Rubble mound structures are a common coastal engineering structure used for shoreline protection and flow and sediment transport control. They are typically used as seawalls, groins, breakwaters and jetties. The design of rubble mound structures often consists of a core of small to medium size rock or riprap covered with larger rock or riprap to armor against wave energy. In coastal modeling, it is usually reasonable to assume that the flow through these structures is negligible, and they are represented as solid structures, impermeable to both flow and sediment transport. However, some rubble mounds such as that of Dana Point, CA are designed with a sufficiently large diameter core material to allow for flow and fine sediments to pass through and coarser sediment to be trapped within.


  • Weirs
    Figure 2. Example weir simulation velocity pattern for the Bonnet Carre Spillway, MS.

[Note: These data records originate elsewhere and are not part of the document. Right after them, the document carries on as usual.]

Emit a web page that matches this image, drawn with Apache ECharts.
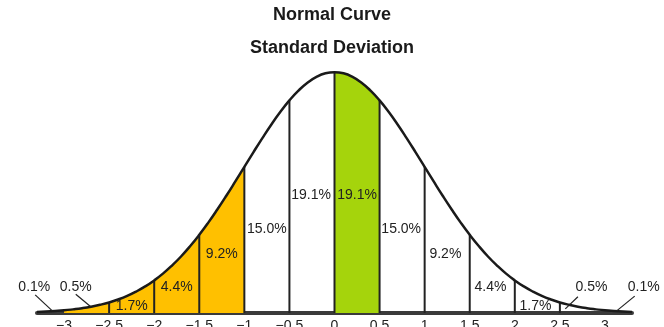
<!DOCTYPE html>
<html>
<head>
<meta charset="utf-8">
<script src="https://cdn.jsdelivr.net/npm/echarts@6/dist/echarts.min.js"></script>
<style>html,body{margin:0;padding:0;background:#fff}#c{width:664px;height:327px}</style>
</head>
<body>
<div id="c"></div>
<script>
// Curve samples (x from -3.3 to 3.3, step 0.1)
const curveX = [-3.3,-3.2,-3.1,-3.0,-2.9,-2.8,-2.7,-2.6,-2.5,-2.4,-2.3,-2.2,-2.1,-2.0,-1.9,-1.8,-1.7,-1.6,-1.5,-1.4,-1.3,-1.2,-1.1,-1.0,-0.9,-0.8,-0.7,-0.6,-0.5,-0.4,-0.3,-0.2,-0.1,0.0,0.1,0.2,0.3,0.4,0.5,0.6,0.7,0.8,0.9,1.0,1.1,1.2,1.3,1.4,1.5,1.6,1.7,1.8,1.9,2.0,2.1,2.2,2.3,2.4,2.5,2.6,2.7,2.8,2.9,3.0,3.1,3.2,3.3];
const curveY = [0.0017,0.0024,0.0033,0.0044,0.0060,0.0079,0.0104,0.0136,0.0175,0.0224,0.0283,0.0355,0.0440,0.0540,0.0656,0.0790,0.0940,0.1109,0.1295,0.1497,0.1714,0.1942,0.2179,0.2420,0.2661,0.2897,0.3123,0.3332,0.3521,0.3683,0.3814,0.3910,0.3970,0.3989,0.3970,0.3910,0.3814,0.3683,0.3521,0.3332,0.3123,0.2897,0.2661,0.2420,0.2179,0.1942,0.1714,0.1497,0.1295,0.1109,0.0940,0.0790,0.0656,0.0540,0.0440,0.0355,0.0283,0.0224,0.0175,0.0136,0.0104,0.0079,0.0060,0.0044,0.0033,0.0024,0.0017];

// Band boundaries (vertical lines)
const boundaries = [-2.5,-2,-1.5,-1,-0.5,0,0.5,1,1.5,2,2.5];
// Shaded ranges
const orangeRange = [-3, -1];
const greenRange = [0, 0.5];

// Percent labels
const bandLabels = ['0.1%','0.5%','1.7%','4.4%','9.2%','15.0%','19.1%','19.1%','15.0%','9.2%','4.4%','1.7%','0.5%','0.1%'];

// Tick labels
const tickValues = [-3,-2.5,-2,-1.5,-1,-0.5,0,0.5,1,1.5,2,2.5,3];
const tickLabels = ['\u22123','\u22122.5','\u22122','\u22121.5','\u22121','\u22120.5','0','0.5','1','1.5','2','2.5','3'];

// ---- layout (anchors for labels / leader lines, in axis units) ----
const labelAnchorX = [-3.33,-2.87,-2.25,-1.75,-1.25,-0.75,-0.26,0.25,0.74,1.23,1.73,2.23,2.85,3.43];
const labelAnchorY = [0.043,0.043,0.0116,0.043,0.0977,0.139,0.195,0.195,0.139,0.0977,0.043,0.0116,0.043,0.043];
const leaders = [
  [[-3.32,0.030],[-3.13,0.0035]],
  [[-2.87,0.031],[-2.70,0.010]],
  [[2.70,0.027],[2.56,0.0068]],
  [[3.33,0.028],[3.13,0.0035]]
];

const curve = curveX.map((x,i)=>[x,curveY[i]]);
function sub(r){ return curve.filter(p => p[0] >= r[0]-1e-9 && p[0] <= r[1]+1e-9); }
function yAt(x){ const i = Math.round((x - curveX[0]) * 10); return curveY[i]; }

const chart = echarts.init(document.getElementById('c'));
const FONT = 'Liberation Sans, Arial, sans-serif';
chart.setOption({
  animation: false,
  backgroundColor: '#fff',
  title: [
    {text: 'Normal Curve', left: 'center', top: 1, textStyle:{fontFamily: FONT, fontSize: 18, fontWeight: 'bold', color: '#1a1a1a'}},
    {text: 'Standard Deviation', left: 'center', top: 34, textStyle:{fontFamily: FONT, fontSize: 18, fontWeight: 'bold', color: '#1a1a1a'}}
  ],
  grid: {left: 37, right: 32, top: 71.5, bottom: 14, containLabel: false, outerBoundsMode: 'none'},
  xAxis: {
    type: 'value', min: -3.3, max: 3.3,
    axisLine: {show: true, lineStyle: {color: '#3a3a3a', width: 4}},
    axisTick: {show: false},
    splitLine: {show: false},
    axisLabel: {
      customValues: tickValues, margin: 6,
      fontFamily: FONT, fontSize: 14, color: '#222',
      formatter: v => { const i = tickValues.findIndex(t => Math.abs(t - v) < 1e-9); return i >= 0 ? tickLabels[i] : ''; }
    }
  },
  yAxis: {type: 'value', min: 0, max: 0.4, show: false},
  series: [
    {type:'line', data: sub(orangeRange), smooth: true, showSymbol:false, clip:false,
     lineStyle:{width:0}, areaStyle:{color:'#FFC000', opacity:1}, z:1},
    {type:'line', data: sub(greenRange), smooth: true, showSymbol:false, clip:false,
     lineStyle:{width:0}, areaStyle:{color:'#A5D40C', opacity:1}, z:1},
    {type:'custom', clip:false, z:3,
     data: boundaries.map(b => [b, yAt(b)]),
     renderItem: (params, api) => {
       const p0 = api.coord([api.value(0), 0]);
       const p1 = api.coord([api.value(0), api.value(1)]);
       return {type:'line', shape:{x1:p0[0], y1:p0[1], x2:p1[0], y2:p1[1]}, style:{stroke:'#222', lineWidth:2}};
     }},
    {type:'line', data: curve, smooth: true, showSymbol:false, clip:false,
     lineStyle:{color:'#1a1a1a', width:2.5}, z:4},
    {type:'custom', clip:false, z:5,
     data: leaders.map(l => [l[0][0], l[0][1], l[1][0], l[1][1]]),
     renderItem: (params, api) => {
       const a = api.coord([api.value(0), api.value(1)]);
       const b = api.coord([api.value(2), api.value(3)]);
       return {type:'line', shape:{x1:a[0], y1:a[1], x2:b[0], y2:b[1]}, style:{stroke:'#222', lineWidth:1.2}};
     }},
    {type:'custom', clip:false, z:6,
     data: bandLabels.map((t,i) => [labelAnchorX[i], labelAnchorY[i], t]),
     renderItem: (params, api) => {
       const p = api.coord([api.value(0), api.value(1)]);
       return {type:'text', x:p[0], y:p[1], style:{text: bandLabels[params.dataIndex], fontFamily: FONT, fontSize: 14, fill:'#222', align:'center', verticalAlign:'middle'}};
     }}
  ]
});
</script>
</body>
</html>
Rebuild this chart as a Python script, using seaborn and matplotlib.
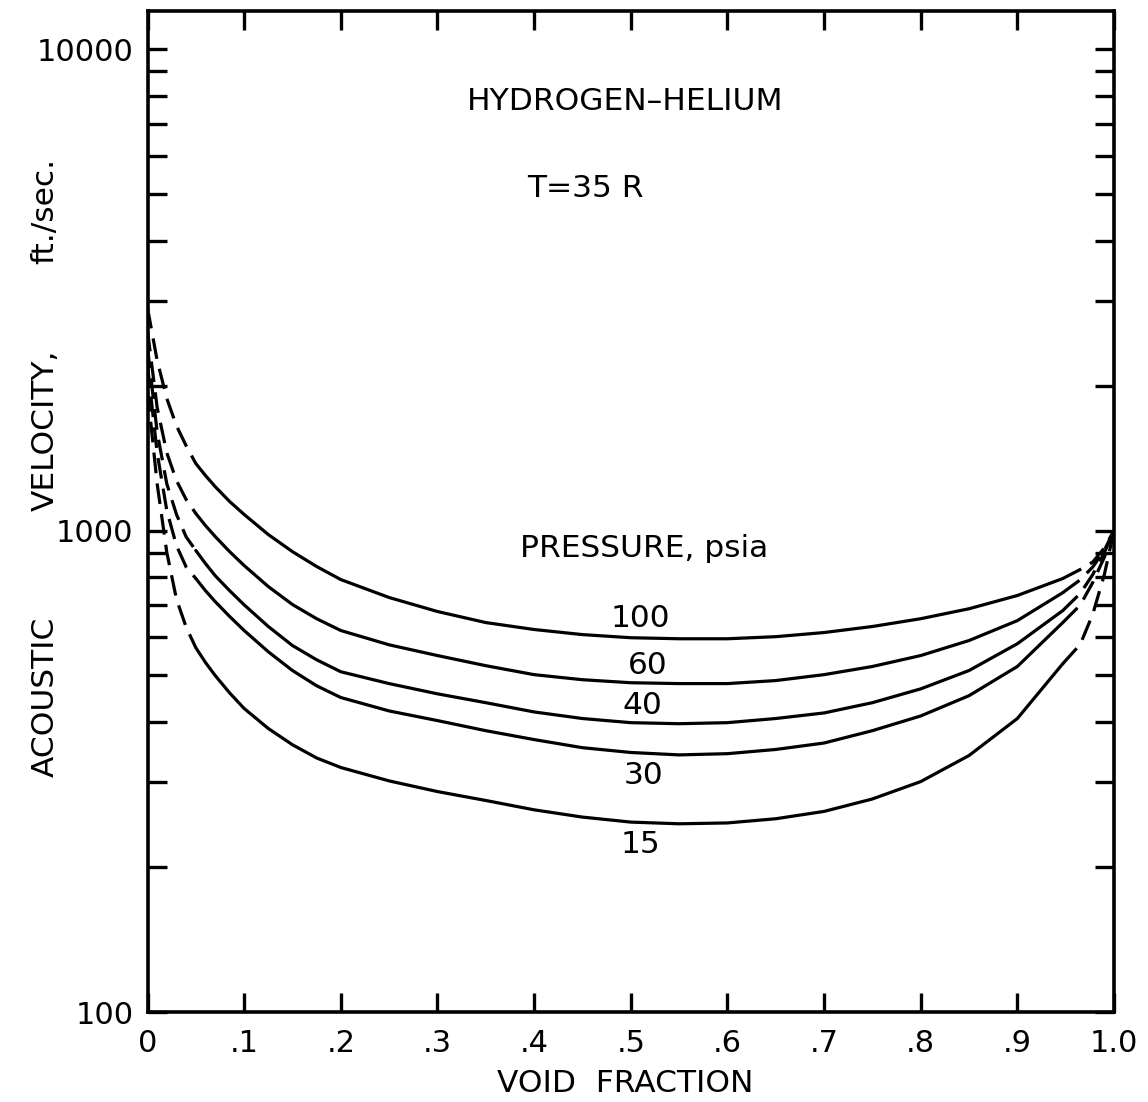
import numpy as np
import pandas as pd
import matplotlib
matplotlib.use("Agg")
import matplotlib.pyplot as plt
import seaborn as sns
from matplotlib.ticker import FixedLocator, NullFormatter, FixedFormatter

# ---------------- data ----------------
pressures = ["100", "60", "40", "30", "15"]

# solid portions of the curves
x_solid = [0.05, 0.06, 0.07, 0.085, 0.1, 0.125, 0.15, 0.175, 0.2, 0.25, 0.3, 0.35,
           0.4, 0.45, 0.5, 0.55, 0.6, 0.65, 0.7, 0.75, 0.8, 0.85, 0.9, 0.947]
v100_solid = [1378, 1301, 1234, 1149, 1080, 981, 904, 842, 791, 726, 679, 644,
              623, 608, 599, 596, 596, 602, 614, 632, 656, 688, 733, 795]
v60_solid = [1085, 1024, 972, 904, 846, 765, 702, 656, 620, 579, 550, 524,
             502, 490, 483, 481, 481, 488, 502, 522, 550, 591, 650, 743]
v40_solid = [909, 854, 806, 750, 701, 632, 577, 539, 509, 481, 458, 439,
             420, 407, 399, 397, 399, 407, 418, 439, 469, 512, 582, 682]
v30_solid = [795, 750, 712, 663, 620, 560, 512, 476, 450, 422, 403, 384,
             368, 354, 346, 342, 344, 351, 362, 384, 412, 454, 522, 644]
v15_solid = [571, 532, 500, 460, 427, 388, 359, 337, 322, 302, 287, 275,
             263, 254, 248, 246, 247, 252, 261, 277, 301, 341, 407, 529]

# dashed extrapolations toward void fraction 0
x_dash_left = [0.0, 0.01, 0.02, 0.03, 0.04, 0.05]
v100_left = [2900, 2255, 1880, 1650, 1500, 1378]
v60_left = [2600, 1800, 1450, 1270, 1160, 1085]
v40_left = [2400, 1600, 1250, 1080, 970, 909]
v30_left = [2200, 1450, 1100, 930, 840, 795]
v15_left = [1950, 1250, 900, 720, 630, 571]

# dashed extrapolations toward void fraction 1
x_dash_right = [0.947, 0.965, 0.978, 0.99, 1.0]
v100_right = [795, 830, 860, 920, 1000]
v60_right = [743, 790, 840, 910, 1000]
v40_right = [682, 740, 810, 900, 1000]
v30_right = [644, 700, 780, 880, 1000]
v15_right = [529, 580, 670, 810, 1000]

x_ticks = [0, 0.1, 0.2, 0.3, 0.4, 0.5, 0.6, 0.7, 0.8, 0.9, 1.0]
x_tick_labels = ["0", ".1", ".2", ".3", ".4", ".5", ".6", ".7", ".8", ".9", "1.0"]
y_ticks = [100, 1000, 10000]
y_tick_labels = ["100", "1000", "10000"]

label_pos = {"100": (0.51, 656), "60": (0.518, 524), "40": (0.512, 433),
             "30": (0.513, 310), "15": (0.51, 223)}

# ---------------- build long table ----------------
solid = {"100": v100_solid, "60": v60_solid, "40": v40_solid, "30": v30_solid, "15": v15_solid}
left = {"100": v100_left, "60": v60_left, "40": v40_left, "30": v30_left, "15": v15_left}
right = {"100": v100_right, "60": v60_right, "40": v40_right, "30": v30_right, "15": v15_right}

rows = []
for p in pressures:
    for x, v in zip(x_solid, solid[p]):
        rows.append((p, "solid", x, v))
    for x, v in zip(x_dash_left, left[p]):
        rows.append((p, "left", x, v))
    for x, v in zip(x_dash_right, right[p]):
        rows.append((p, "right", x, v))
df = pd.DataFrame(rows, columns=["pressure", "part", "void", "vel"])

# ---------------- plot ----------------
sns.set_style("ticks")
plt.rcParams["font.family"] = ["DejaVu Sans"]
for k in ["text.color", "axes.labelcolor", "xtick.color", "ytick.color", "axes.edgecolor"]:
    plt.rcParams[k] = "black"

FS = 22.5
fig = plt.figure(figsize=(11.48, 11.02), dpi=100)
ax = fig.add_axes([147.5 / 1148, 1 - 1012 / 1102, (1114 - 147.5) / 1148, (1012 - 11) / 1102])

for p in pressures:
    for part in ["solid", "left", "right"]:
        d = df[(df.pressure == p) & (df.part == part)]
        ls = "-" if part == "solid" else (0, (6.5, 3.2))
        sns.lineplot(data=d, x="void", y="vel", ax=ax, color="black", lw=2.3,
                     linestyle=ls, sort=False, estimator=None, legend=False)

ax.set_yscale("log")
ax.set_xlim(0, 1.0)
ax.set_ylim(100, 12000)

ax.xaxis.set_major_locator(FixedLocator(x_ticks))
ax.xaxis.set_major_formatter(FixedFormatter(x_tick_labels))
ax.yaxis.set_major_locator(FixedLocator(y_ticks))
ax.yaxis.set_major_formatter(FixedFormatter(y_tick_labels))
minor = [m * 10 ** e for e in (2, 3) for m in range(2, 10)]
ax.yaxis.set_minor_locator(FixedLocator(minor))
ax.yaxis.set_minor_formatter(NullFormatter())
ax.xaxis.set_minor_locator(FixedLocator([]))

ax.tick_params(axis="both", which="both", direction="in", top=True, right=True,
               length=14, width=2.4, color="black")
ax.tick_params(axis="x", which="major", labelsize=22, pad=12)
ax.tick_params(axis="y", which="major", labelsize=22, pad=10)
for s in ax.spines.values():
    s.set_linewidth(2.6)
    s.set_color("black")

ax.set_xlabel("")
ax.set_ylabel("")
ax.text(0.494, -0.071, "VOID  FRACTION", fontsize=FS, ha="center", va="center",
        transform=ax.transAxes)
ax.text(-0.106, 0.315, "ACOUSTIC", fontsize=FS, rotation=90, ha="center", va="center",
        transform=ax.transAxes)
ax.text(-0.106, 0.581, "VELOCITY,", fontsize=FS, rotation=90, ha="center", va="center",
        transform=ax.transAxes)
ax.text(-0.106, 0.80, "ft./sec.", fontsize=FS, rotation=90, ha="center", va="center",
        transform=ax.transAxes)

ax.text(0.494, 7770, "HYDROGEN\u2013HELIUM", fontsize=FS, ha="center", va="center")
ax.text(0.453, 5140, "T=35 R", fontsize=FS, ha="center", va="center")
ax.text(0.514, 917, "PRESSURE, psia", fontsize=FS, ha="center", va="center")
for p in pressures:
    lx, ly = label_pos[p]
    ax.text(lx, ly, p, fontsize=FS, ha="center", va="center")

fig.savefig("out.png", dpi=100, facecolor="white")
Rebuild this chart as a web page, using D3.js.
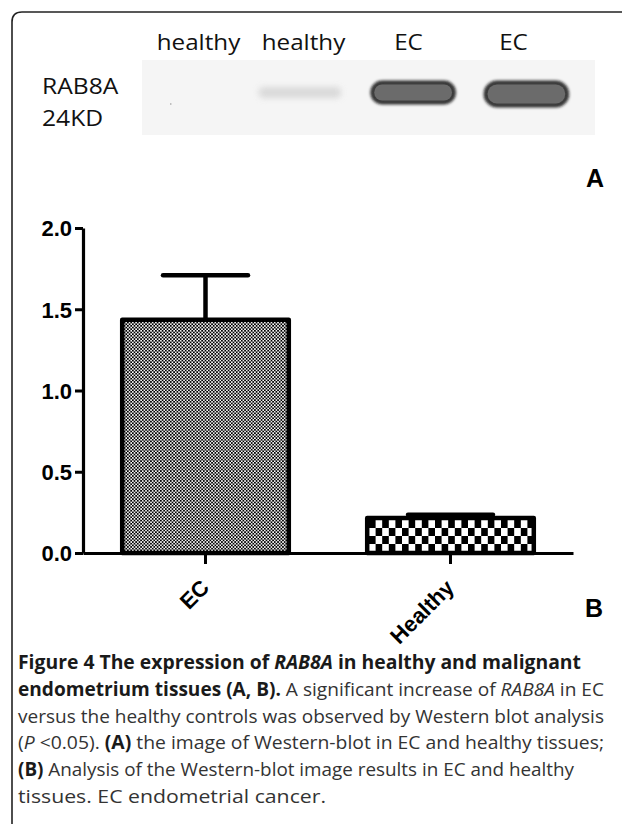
<!DOCTYPE html>
<html>
<head>
<meta charset="utf-8">
<script src="https://cdn.jsdelivr.net/npm/d3@7"></script>
<style>
  html, body { margin: 0; padding: 0; background: #fff; }
  svg { display: block; }
</style>
</head>
<body>
<svg id="fig" width="622" height="824"></svg>
<script>
// ---------- data ----------
const categories = ["EC", "Healthy"];
const means = [1.435, 0.215];
const errorTops = [1.71, 0.235];
const yTickValues = [0.0, 0.5, 1.0, 1.5, 2.0];
const laneLabels = ["healthy", "healthy", "EC", "EC"];
const laneIntensity = [0, 0.12, 1, 1];
const blotLabels = ["RAB8A", "24KD"];
const panelLetters = ["A", "B"];
const captionLines = [
  [["Figure 4 The expression of ", "b"], ["RAB8A", "bi"], [" in healthy and malignant", "b"]],
  [["endometrium tissues (A, B).", "b"], [" A significant increase of ", "r"], ["RAB8A", "i"], [" in EC", "r"]],
  [["versus the healthy controls was observed by Western blot analysis", "r"]],
  [["(", "r"], ["P", "i"], [" <0.05). ", "r"], ["(A)", "b"], [" the image of Western-blot in EC and healthy tissues;", "r"]],
  [["(B)", "b"], [" Analysis of the Western-blot image results in EC and healthy", "r"]],
  [["tissues. EC endometrial cancer.", "r"]]
];
const captionWidths = [563, 586, 586, 586, 556, 308];

// ---------- setup ----------
const svg = d3.select("#fig");
const defs = svg.append("defs");

// frame
svg.append("path")
  .attr("d", "M12,830 L12,22 Q12,12 22,12 L630,12")
  .attr("fill", "none").attr("stroke", "#222").attr("stroke-width", 1.6);

// patterns
const fine = defs.append("pattern").attr("id", "fine")
  .attr("patternUnits", "userSpaceOnUse").attr("width", 3.3).attr("height", 3.3);
fine.append("rect").attr("width", 3.3).attr("height", 3.3).attr("fill", "#fff");
fine.append("rect").attr("width", 1.75).attr("height", 1.75).attr("fill", "#000");
fine.append("rect").attr("x", 1.65).attr("y", 1.65).attr("width", 1.75).attr("height", 1.75).attr("fill", "#000");

const coarse = defs.append("pattern").attr("id", "coarse")
  .attr("patternUnits", "userSpaceOnUse").attr("width", 13.2).attr("height", 16)
  .attr("x", 369).attr("y", 520);
coarse.append("rect").attr("width", 13.2).attr("height", 16).attr("fill", "#fff");
coarse.append("rect").attr("width", 6.6).attr("height", 8).attr("fill", "#000");
coarse.append("rect").attr("x", 6.6).attr("y", 8).attr("width", 6.6).attr("height", 8).attr("fill", "#000");

const blur = defs.append("filter").attr("id", "blur").attr("x", "-30%").attr("y", "-60%").attr("width", "160%").attr("height", "220%");
blur.append("feGaussianBlur").attr("stdDeviation", 1.4);
const blur2 = defs.append("filter").attr("id", "blur2").attr("x", "-30%").attr("y", "-80%").attr("width", "160%").attr("height", "260%");
blur2.append("feGaussianBlur").attr("stdDeviation", 3);

// ---------- panel A: western blot ----------
const blotX = d3.scaleBand().domain(d3.range(laneLabels.length)).range([130, 583]);
const labelX = d3.scalePoint().domain(d3.range(laneLabels.length)).range([146, 566]).padding(0.5);

svg.append("rect").attr("x", 142).attr("y", 60).attr("width", 453).attr("height", 75)
  .attr("fill", "#f5f5f5");

svg.selectAll("text.lane").data(laneLabels).join("text")
  .attr("class", "lane")
  .attr("transform", (d, i) => `translate(${labelX(i)},50) scale(1.1,1)`)
  .attr("text-anchor", "middle")
  .attr("font-family", "Open Sans, sans-serif").attr("font-size", 22)
  .attr("fill", "#111")
  .text(d => d);

const bandW = blotX.bandwidth() * 0.73;
laneIntensity.forEach((v, i) => {
  if (v <= 0) return;
  const cx = blotX(i) + blotX.bandwidth() / 2;
  if (v < 0.5) {
    svg.append("rect").attr("x", cx - bandW / 2).attr("y", 87).attr("width", bandW).attr("height", 11)
      .attr("rx", 5).attr("fill", "#d6d6d6")
      .attr("opacity", 0.9).attr("filter", "url(#blur2)");
  } else {
    const h = i === 3 ? 24 : 21;
    const y0 = 82;
    svg.append("rect").attr("x", cx - bandW / 2).attr("y", y0).attr("width", bandW).attr("height", h)
      .attr("rx", h / 2).attr("fill", "#4a4a4a").attr("stroke", "#111").attr("stroke-width", 2.5)
      .attr("filter", "url(#blur)");
    svg.append("rect").attr("x", cx - bandW / 2 + 2.5).attr("y", y0 + 2.5).attr("width", bandW - 5).attr("height", h - 5)
      .attr("rx", h / 2 - 2.5).attr("fill", "#6b6b6b");
  }
});
// tiny speck
svg.append("circle").attr("cx", blotX(0) + blotX.bandwidth() * 0.36).attr("cy", 104).attr("r", 0.8).attr("fill", "#999");

svg.selectAll("text.blotlab").data(blotLabels).join("text")
  .attr("class", "blotlab")
  .attr("transform", (d, i) => `translate(42,${94 + i * 32}) scale(1.12,1)`)
  .attr("font-family", "Open Sans, sans-serif").attr("font-size", 22)
  .attr("fill", "#111")
  .text(d => d);

svg.append("text").attr("x", 586).attr("y", 187)
  .attr("font-family", "Liberation Sans, Arial, sans-serif").attr("font-weight", "bold")
  .attr("font-size", 25).text(panelLetters[0]);

// ---------- panel B: bar chart ----------
const y = d3.scaleLinear().domain([0, 2]).range([553, 228]);
const x = d3.scaleBand().domain(categories).range([83, 573]).paddingInner(0.32).paddingOuter(0.16);

const g = svg.append("g");

// bars
g.selectAll("rect.bar").data(categories).join("rect")
  .attr("class", "bar")
  .attr("x", d => x(d)).attr("width", x.bandwidth())
  .attr("y", (d, i) => y(means[i])).attr("height", (d, i) => y(0) - y(means[i]))
  .attr("fill", (d, i) => i === 0 ? "url(#fine)" : "url(#coarse)")
  .attr("stroke", "#000").attr("stroke-width", 4.5).attr("stroke-linejoin", "round");

// error bars
const capW = x.bandwidth() * 0.51;
categories.forEach((c, i) => {
  const cx = x(c) + x.bandwidth() / 2;
  g.append("line").attr("x1", cx).attr("x2", cx).attr("y1", y(means[i])).attr("y2", y(errorTops[i]))
    .attr("stroke", "#000").attr("stroke-width", 4.5);
  g.append("line").attr("x1", cx - capW / 2).attr("x2", cx + capW / 2).attr("y1", y(errorTops[i])).attr("y2", y(errorTops[i]))
    .attr("stroke", "#000").attr("stroke-width", 4.5).attr("stroke-linecap", "round");
});

// y axis
const yAxis = g.append("g").attr("transform", "translate(83,0)")
  .call(d3.axisLeft(y).tickValues(yTickValues).tickFormat(d3.format(".1f")).tickSize(8).tickSizeOuter(0).tickPadding(3));
yAxis.select(".domain").attr("stroke", "#000").attr("stroke-width", 3.2);
yAxis.selectAll(".tick line").attr("stroke", "#000").attr("stroke-width", 3);
yAxis.selectAll(".tick text")
  .attr("font-family", "Liberation Sans, Arial, sans-serif").attr("font-weight", "bold")
  .attr("font-size", 22).attr("fill", "#000").attr("dy", "0.36em");

// x axis
const xAxis = g.append("g").attr("transform", `translate(0,${y(0)})`)
  .call(d3.axisBottom(x).tickSize(11).tickSizeOuter(0).tickPadding(0).tickFormat(""));
xAxis.select(".domain").attr("stroke", "#000").attr("stroke-width", 3.2);
xAxis.selectAll(".tick line").attr("stroke", "#000").attr("stroke-width", 3);

g.selectAll("text.xlab").data(categories).join("text")
  .attr("class", "xlab")
  .attr("transform", d => `translate(${x(d) + x.bandwidth() / 2 + 5},${y(0) + 36}) rotate(-45)`)
  .attr("text-anchor", "end")
  .attr("font-family", "Liberation Sans, Arial, sans-serif").attr("font-weight", "bold")
  .attr("font-size", 22).attr("fill", "#000")
  .text(d => d);

svg.append("text").attr("x", 585).attr("y", 617)
  .attr("font-family", "Liberation Sans, Arial, sans-serif").attr("font-weight", "bold")
  .attr("font-size", 25).text(panelLetters[1]);

// ---------- caption ----------
captionLines.forEach((segs, li) => {
  const t = svg.append("text")
    .attr("x", 18).attr("y", 669 + li * 26.8)
    .attr("font-family", "Open Sans, sans-serif").attr("font-size", 19)
    .attr("textLength", captionWidths[li]).attr("lengthAdjust", "spacingAndGlyphs");
  segs.forEach(([s, st]) => {
    t.append("tspan")
      .attr("font-weight", st.includes("b") ? "bold" : "normal")
      .attr("font-style", st.includes("i") ? "italic" : "normal")
      .attr("fill", st.includes("b") ? "#1a1a1a" : "#333")
      .text(s);
  });
});
</script>
</body>
</html>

Weirs are a common coastal engineering structure used to control flow and can affect sediment transport. They are typically used in weir jetties or in wetlands to control discharges, provide flood control, act as salinity barriers and optimally distribute freshwater to manage salinity regimes and sedimentation rates and deposition patterns.


  • Culverts
    Figure 3. Example culvert simulation at White Ditch, MS
Culverts are a common coastal structure used to increase flushing improve water quality and also provide passage for fish and other aquatic animals to coastal lagoons and bays.